=== Written exercise ===
Tell how many lines have the string "this" in them, and write nothing besides the number.

=== Source material ===
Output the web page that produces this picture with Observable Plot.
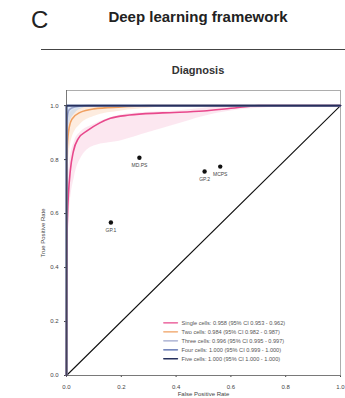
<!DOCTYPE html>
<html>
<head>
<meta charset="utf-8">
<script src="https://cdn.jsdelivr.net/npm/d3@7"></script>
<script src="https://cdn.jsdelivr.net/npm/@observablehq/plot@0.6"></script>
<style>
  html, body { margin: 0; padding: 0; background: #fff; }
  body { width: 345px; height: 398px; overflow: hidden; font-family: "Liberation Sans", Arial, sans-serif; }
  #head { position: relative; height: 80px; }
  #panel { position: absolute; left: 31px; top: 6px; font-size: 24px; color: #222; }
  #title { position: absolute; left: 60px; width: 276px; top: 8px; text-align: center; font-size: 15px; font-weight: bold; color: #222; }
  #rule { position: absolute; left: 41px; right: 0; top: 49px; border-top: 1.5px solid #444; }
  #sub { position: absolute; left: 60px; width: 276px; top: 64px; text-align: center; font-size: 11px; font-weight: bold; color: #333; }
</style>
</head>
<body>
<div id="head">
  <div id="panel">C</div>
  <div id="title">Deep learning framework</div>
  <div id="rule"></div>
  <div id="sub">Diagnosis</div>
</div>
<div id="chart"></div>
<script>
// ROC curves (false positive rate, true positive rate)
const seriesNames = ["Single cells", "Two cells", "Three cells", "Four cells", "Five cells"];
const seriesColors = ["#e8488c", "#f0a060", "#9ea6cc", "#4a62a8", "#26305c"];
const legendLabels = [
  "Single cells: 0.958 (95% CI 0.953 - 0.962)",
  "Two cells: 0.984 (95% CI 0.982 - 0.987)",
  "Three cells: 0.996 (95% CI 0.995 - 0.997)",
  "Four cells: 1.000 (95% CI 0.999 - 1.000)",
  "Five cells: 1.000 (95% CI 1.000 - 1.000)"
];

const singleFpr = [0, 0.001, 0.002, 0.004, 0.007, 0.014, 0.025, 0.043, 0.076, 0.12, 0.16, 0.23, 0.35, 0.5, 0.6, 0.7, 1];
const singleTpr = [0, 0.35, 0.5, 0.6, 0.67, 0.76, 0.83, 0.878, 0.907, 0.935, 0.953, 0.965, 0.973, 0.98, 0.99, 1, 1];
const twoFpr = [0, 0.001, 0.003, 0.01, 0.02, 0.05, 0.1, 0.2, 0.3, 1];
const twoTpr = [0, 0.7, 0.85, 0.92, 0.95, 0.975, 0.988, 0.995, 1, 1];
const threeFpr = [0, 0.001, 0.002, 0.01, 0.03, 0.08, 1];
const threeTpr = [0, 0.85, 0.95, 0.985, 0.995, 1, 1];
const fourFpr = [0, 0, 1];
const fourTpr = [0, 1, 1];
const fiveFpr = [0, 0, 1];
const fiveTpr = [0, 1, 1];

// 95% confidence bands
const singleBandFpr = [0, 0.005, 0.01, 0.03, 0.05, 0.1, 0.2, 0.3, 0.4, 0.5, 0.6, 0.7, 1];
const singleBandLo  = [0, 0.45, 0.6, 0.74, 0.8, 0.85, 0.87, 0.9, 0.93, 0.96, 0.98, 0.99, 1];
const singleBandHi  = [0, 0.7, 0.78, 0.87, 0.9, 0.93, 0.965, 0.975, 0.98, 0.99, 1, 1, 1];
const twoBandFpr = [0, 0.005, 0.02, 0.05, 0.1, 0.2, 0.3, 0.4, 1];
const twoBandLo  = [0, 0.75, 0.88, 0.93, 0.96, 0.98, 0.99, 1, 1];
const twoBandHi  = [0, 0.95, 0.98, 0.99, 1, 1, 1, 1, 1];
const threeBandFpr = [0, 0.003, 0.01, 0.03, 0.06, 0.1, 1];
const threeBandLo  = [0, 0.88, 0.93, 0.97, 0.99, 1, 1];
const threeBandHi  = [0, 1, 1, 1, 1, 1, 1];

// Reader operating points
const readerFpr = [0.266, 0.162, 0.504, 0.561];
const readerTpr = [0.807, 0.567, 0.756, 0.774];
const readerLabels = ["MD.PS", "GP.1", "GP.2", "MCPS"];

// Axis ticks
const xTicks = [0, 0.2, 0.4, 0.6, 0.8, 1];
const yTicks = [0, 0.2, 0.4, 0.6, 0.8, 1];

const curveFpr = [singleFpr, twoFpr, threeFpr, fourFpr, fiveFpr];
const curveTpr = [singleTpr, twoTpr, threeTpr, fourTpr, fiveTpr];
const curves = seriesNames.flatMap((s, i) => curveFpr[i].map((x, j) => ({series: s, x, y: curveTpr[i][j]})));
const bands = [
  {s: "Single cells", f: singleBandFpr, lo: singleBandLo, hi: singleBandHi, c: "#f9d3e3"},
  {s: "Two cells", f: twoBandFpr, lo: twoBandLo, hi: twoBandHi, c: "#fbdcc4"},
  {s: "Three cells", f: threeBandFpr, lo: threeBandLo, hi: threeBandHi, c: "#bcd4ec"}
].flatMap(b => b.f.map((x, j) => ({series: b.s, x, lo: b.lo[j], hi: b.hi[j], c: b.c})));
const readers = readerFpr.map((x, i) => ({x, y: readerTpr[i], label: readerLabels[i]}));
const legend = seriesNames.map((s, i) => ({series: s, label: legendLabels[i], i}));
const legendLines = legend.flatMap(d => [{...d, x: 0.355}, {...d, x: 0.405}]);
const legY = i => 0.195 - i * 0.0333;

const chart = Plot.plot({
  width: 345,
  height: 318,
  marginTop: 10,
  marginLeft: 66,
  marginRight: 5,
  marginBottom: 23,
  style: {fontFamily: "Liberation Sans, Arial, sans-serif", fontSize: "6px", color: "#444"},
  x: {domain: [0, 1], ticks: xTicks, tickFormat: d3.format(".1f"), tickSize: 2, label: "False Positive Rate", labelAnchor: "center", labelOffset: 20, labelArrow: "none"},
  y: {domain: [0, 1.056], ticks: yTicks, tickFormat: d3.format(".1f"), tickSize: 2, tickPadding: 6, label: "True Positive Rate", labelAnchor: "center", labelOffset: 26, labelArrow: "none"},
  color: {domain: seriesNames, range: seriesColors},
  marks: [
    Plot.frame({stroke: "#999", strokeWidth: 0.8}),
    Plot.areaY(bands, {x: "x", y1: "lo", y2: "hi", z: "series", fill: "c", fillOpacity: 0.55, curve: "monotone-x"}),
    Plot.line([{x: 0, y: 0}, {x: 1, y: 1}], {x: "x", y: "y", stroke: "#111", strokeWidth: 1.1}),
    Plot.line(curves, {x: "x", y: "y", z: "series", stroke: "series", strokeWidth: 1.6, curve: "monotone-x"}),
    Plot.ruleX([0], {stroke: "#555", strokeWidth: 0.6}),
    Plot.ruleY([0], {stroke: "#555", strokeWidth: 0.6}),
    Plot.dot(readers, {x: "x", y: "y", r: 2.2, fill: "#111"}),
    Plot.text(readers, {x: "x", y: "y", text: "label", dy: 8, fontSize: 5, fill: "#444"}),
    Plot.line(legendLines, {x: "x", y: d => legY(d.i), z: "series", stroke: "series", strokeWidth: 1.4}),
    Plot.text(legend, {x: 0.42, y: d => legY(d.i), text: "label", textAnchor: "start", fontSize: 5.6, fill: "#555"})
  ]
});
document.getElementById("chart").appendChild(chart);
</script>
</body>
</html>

==

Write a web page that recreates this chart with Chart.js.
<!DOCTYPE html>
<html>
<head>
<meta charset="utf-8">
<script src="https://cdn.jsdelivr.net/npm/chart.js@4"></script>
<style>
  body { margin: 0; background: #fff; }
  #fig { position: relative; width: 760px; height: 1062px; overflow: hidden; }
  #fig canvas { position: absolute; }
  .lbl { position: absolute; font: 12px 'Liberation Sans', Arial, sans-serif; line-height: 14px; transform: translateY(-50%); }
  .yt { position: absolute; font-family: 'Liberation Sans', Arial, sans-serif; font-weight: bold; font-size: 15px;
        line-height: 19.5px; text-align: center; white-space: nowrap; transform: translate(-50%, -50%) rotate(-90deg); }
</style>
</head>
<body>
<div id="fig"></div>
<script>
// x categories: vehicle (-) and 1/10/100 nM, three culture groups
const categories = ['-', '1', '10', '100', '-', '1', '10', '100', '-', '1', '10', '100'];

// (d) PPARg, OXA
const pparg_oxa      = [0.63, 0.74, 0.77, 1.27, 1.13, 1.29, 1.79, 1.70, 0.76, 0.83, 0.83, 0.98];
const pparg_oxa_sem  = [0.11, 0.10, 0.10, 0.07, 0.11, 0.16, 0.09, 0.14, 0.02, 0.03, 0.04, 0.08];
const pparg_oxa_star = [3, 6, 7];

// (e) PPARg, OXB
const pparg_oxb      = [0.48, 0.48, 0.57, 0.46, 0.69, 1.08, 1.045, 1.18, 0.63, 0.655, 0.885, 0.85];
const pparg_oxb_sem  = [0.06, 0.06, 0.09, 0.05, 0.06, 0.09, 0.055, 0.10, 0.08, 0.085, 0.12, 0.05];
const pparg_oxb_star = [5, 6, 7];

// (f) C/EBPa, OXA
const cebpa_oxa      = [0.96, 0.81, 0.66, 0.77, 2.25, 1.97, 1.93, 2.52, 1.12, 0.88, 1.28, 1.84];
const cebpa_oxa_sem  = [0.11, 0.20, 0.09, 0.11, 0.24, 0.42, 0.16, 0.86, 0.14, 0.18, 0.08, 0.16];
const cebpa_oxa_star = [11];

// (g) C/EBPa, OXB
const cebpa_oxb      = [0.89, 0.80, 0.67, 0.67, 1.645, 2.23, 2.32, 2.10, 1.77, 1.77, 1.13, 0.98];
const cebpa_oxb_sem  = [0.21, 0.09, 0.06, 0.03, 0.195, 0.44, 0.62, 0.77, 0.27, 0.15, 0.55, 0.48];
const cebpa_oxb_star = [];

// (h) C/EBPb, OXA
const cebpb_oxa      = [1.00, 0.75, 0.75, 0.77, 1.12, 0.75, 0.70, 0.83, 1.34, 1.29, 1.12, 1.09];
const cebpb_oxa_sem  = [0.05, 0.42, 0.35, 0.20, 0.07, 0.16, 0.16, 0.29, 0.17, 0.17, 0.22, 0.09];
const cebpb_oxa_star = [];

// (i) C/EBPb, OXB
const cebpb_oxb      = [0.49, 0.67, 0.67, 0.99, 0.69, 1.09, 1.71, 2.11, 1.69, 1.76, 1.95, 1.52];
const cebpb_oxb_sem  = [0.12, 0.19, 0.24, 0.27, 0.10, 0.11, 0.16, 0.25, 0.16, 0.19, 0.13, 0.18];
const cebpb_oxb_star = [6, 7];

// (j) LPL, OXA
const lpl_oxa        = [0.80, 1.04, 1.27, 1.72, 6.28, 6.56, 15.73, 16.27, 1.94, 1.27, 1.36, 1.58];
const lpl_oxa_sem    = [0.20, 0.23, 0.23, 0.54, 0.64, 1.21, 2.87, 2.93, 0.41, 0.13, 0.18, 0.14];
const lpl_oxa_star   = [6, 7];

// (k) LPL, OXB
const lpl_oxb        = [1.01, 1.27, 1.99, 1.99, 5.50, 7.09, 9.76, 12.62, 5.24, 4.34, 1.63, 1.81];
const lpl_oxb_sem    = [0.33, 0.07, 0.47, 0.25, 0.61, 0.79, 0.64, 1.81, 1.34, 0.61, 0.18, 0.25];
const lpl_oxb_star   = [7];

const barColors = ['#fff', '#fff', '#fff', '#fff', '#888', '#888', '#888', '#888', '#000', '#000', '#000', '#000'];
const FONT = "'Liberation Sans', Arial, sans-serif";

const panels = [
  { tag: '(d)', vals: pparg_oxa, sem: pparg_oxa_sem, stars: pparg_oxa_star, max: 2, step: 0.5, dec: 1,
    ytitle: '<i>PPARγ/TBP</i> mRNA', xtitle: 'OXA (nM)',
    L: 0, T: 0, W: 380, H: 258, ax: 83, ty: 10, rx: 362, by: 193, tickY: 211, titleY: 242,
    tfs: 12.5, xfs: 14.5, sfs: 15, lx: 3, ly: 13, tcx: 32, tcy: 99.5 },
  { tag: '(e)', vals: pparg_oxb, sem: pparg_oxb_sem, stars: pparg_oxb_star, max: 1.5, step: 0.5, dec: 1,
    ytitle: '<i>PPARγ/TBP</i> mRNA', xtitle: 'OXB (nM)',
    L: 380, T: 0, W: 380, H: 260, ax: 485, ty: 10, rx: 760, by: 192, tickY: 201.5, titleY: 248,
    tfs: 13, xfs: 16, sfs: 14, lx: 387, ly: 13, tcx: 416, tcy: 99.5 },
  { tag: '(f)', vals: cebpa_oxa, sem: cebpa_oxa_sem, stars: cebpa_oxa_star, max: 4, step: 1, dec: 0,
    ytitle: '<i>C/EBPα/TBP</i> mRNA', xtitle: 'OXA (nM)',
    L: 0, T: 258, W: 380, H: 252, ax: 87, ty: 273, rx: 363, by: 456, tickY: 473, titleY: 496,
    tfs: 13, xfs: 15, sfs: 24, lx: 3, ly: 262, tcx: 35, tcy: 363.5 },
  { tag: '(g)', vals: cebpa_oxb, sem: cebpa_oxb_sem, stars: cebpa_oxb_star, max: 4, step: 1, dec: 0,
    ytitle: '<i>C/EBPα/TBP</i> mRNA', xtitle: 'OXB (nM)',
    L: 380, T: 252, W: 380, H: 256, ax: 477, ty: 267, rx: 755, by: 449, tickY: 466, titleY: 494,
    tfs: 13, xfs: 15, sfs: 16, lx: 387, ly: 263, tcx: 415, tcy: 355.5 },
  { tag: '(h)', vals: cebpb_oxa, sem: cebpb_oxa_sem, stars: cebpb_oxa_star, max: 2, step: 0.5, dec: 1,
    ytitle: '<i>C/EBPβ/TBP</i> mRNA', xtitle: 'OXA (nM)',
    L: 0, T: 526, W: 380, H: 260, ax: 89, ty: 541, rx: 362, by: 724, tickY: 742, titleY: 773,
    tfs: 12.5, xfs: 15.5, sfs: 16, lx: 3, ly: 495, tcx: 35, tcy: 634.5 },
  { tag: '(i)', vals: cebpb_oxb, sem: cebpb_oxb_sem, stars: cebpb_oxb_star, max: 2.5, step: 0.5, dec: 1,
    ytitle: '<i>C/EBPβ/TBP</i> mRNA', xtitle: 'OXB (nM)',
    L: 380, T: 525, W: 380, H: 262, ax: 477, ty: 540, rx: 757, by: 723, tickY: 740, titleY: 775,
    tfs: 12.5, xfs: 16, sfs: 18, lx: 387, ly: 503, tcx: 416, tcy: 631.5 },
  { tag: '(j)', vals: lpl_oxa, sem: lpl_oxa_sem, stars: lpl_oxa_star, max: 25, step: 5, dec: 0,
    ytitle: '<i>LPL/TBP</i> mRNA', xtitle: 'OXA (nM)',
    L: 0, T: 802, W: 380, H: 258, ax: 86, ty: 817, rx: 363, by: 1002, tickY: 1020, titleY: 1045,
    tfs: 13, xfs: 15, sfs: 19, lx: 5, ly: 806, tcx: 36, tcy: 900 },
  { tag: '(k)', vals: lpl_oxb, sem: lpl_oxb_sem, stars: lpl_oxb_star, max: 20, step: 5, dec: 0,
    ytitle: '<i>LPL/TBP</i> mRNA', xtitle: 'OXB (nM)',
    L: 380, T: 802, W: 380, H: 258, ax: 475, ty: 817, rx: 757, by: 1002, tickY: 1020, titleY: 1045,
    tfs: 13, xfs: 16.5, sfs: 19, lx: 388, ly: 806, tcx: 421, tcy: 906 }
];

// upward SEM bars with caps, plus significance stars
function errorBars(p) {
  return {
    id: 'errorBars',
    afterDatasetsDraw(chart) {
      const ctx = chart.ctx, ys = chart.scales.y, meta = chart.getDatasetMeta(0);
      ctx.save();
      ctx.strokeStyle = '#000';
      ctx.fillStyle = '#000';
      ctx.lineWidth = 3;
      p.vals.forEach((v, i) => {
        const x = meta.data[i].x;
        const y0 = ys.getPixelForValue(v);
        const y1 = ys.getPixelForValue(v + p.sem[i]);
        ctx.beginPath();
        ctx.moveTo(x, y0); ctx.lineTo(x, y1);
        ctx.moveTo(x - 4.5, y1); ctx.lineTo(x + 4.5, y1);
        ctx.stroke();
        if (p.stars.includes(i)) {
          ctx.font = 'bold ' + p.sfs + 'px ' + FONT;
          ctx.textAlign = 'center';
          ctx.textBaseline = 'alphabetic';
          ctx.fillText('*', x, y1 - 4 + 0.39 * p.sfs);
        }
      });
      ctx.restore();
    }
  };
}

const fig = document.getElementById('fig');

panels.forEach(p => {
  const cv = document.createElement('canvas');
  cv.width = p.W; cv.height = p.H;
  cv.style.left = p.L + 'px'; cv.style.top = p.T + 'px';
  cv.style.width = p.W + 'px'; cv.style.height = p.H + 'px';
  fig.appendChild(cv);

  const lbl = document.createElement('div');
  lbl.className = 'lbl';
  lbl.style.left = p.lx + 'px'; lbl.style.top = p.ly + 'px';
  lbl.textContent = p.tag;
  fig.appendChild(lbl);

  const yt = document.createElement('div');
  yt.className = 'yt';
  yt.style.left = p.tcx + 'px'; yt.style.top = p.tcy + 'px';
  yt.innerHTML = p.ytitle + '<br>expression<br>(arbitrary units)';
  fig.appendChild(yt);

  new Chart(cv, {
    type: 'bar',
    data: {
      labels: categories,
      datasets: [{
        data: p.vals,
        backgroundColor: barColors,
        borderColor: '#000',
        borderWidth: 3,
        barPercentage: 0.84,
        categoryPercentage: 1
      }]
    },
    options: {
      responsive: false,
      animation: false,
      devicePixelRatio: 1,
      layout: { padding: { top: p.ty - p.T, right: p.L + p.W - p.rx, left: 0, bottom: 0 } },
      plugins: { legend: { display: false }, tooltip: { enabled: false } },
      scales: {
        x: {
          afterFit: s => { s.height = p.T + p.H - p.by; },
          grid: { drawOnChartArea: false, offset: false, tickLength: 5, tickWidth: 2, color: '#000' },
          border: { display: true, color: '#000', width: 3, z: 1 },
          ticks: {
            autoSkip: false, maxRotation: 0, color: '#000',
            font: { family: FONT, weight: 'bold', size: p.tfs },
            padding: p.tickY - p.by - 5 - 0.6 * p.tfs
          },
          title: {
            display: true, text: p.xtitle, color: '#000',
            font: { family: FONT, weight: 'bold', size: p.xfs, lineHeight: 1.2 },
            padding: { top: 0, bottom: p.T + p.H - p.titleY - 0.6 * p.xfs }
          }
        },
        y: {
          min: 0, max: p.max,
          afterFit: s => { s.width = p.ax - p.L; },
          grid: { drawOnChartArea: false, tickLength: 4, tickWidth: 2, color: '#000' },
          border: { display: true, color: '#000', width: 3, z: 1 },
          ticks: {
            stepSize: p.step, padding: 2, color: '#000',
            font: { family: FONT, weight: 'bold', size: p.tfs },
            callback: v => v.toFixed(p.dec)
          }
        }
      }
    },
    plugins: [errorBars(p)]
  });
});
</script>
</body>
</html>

=== Worked answer ===
2